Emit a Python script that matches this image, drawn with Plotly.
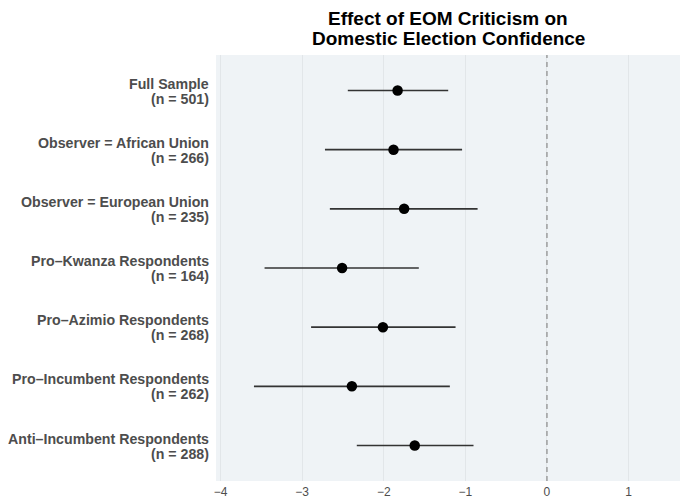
import plotly.graph_objects as go

group_names = [
    "Full Sample",
    "Observer = African Union",
    "Observer = European Union",
    "Pro\u2013Kwanza Respondents",
    "Pro\u2013Azimio Respondents",
    "Pro\u2013Incumbent Respondents",
    "Anti\u2013Incumbent Respondents",
]
group_n = [501, 266, 235, 164, 268, 262, 288]
estimates = [-1.83, -1.88, -1.75, -2.51, -2.01, -2.39, -1.62]
ci_low = [-2.44, -2.72, -2.66, -3.46, -2.89, -3.59, -2.33]
ci_high = [-1.21, -1.04, -0.85, -1.57, -1.12, -1.19, -0.90]
x_ticks = [-4, -3, -2, -1, 0, 1]
title_lines = ["Effect of EOM Criticism on", "Domestic Election Confidence"]

err_plus = [h - e for h, e in zip(ci_high, estimates)]
err_minus = [e - l for e, l in zip(estimates, ci_low)]

font_family = "Liberation Sans, Arial, Helvetica, sans-serif"

fig = go.Figure()
fig.add_trace(go.Scatter(
    x=estimates, y=group_names, mode="markers",
    marker=dict(color="black", size=10.5),
    error_x=dict(type="data", symmetric=False, array=err_plus, arrayminus=err_minus,
                 color="#333333", thickness=1.6, width=0),
    showlegend=False, hoverinfo="skip",
))

fig.add_shape(type="line", xref="x", yref="paper", x0=0, x1=0, y0=0, y1=1,
              line=dict(color="#8a8a8a", width=1.2, dash="5px,4px"), layer="above")

annotations = []
for name, n in zip(group_names, group_n):
    annotations.append(dict(
        text="<b>" + name + "</b>", xref="paper", x=0, yref="y", y=name,
        xanchor="right", yanchor="middle", xshift=-5, yshift=7, showarrow=False,
        font=dict(size=14.2, color="#4D4D4D", family=font_family)))
    annotations.append(dict(
        text="<b>(n = " + str(n) + ")</b>", xref="paper", x=0, yref="y", y=name,
        xanchor="right", yanchor="middle", xshift=-5, yshift=-8, showarrow=False,
        font=dict(size=14.2, color="#4D4D4D", family=font_family)))

for line, yp in zip(title_lines, [1.0857, 1.0387]):
    annotations.append(dict(
        text="<b>" + line + "</b>", xref="paper", x=0.5, yref="paper", y=yp,
        xanchor="center", yanchor="middle", showarrow=False,
        font=dict(size=19, color="black", family=font_family)))

fig.update_layout(
    width=680, height=498,
    margin=dict(l=216, r=0, t=55, b=17),
    paper_bgcolor="white",
    plot_bgcolor="#EFF3F6",
    font=dict(family=font_family),
    annotations=annotations,
    xaxis=dict(
        range=[-4.055, 1.63], tickvals=x_ticks,
        ticktext=[("\u2212" + str(abs(v))) if v < 0 else str(v) for v in x_ticks],
        showgrid=True, gridcolor="#E2E6E9", gridwidth=1,
        zeroline=False, showline=False, ticks="",
        tickfont=dict(size=12, color="#4D4D4D"),
        ticklabelstandoff=2, automargin=False,
    ),
    yaxis=dict(
        categoryorder="array", categoryarray=group_names,
        range=[6.6, -0.6], showgrid=False, zeroline=False, showline=False, ticks="",
        showticklabels=False, automargin=False,
    ),
)

fig.write_html("out.html", config={"displayModeBar": False},
               post_script="document.body.style.margin='0';document.body.style.overflow='hidden';")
━━━━
#### [Exercise aim]
Only the lines from the top of the data through the line with "import plotly.graph_objects as go" should be quoted, exactly and with both ends kept; skip the pictures.

#### [Written solution]
Emit a Python script that matches this image, drawn with Plotly.
import plotly.graph_objects as go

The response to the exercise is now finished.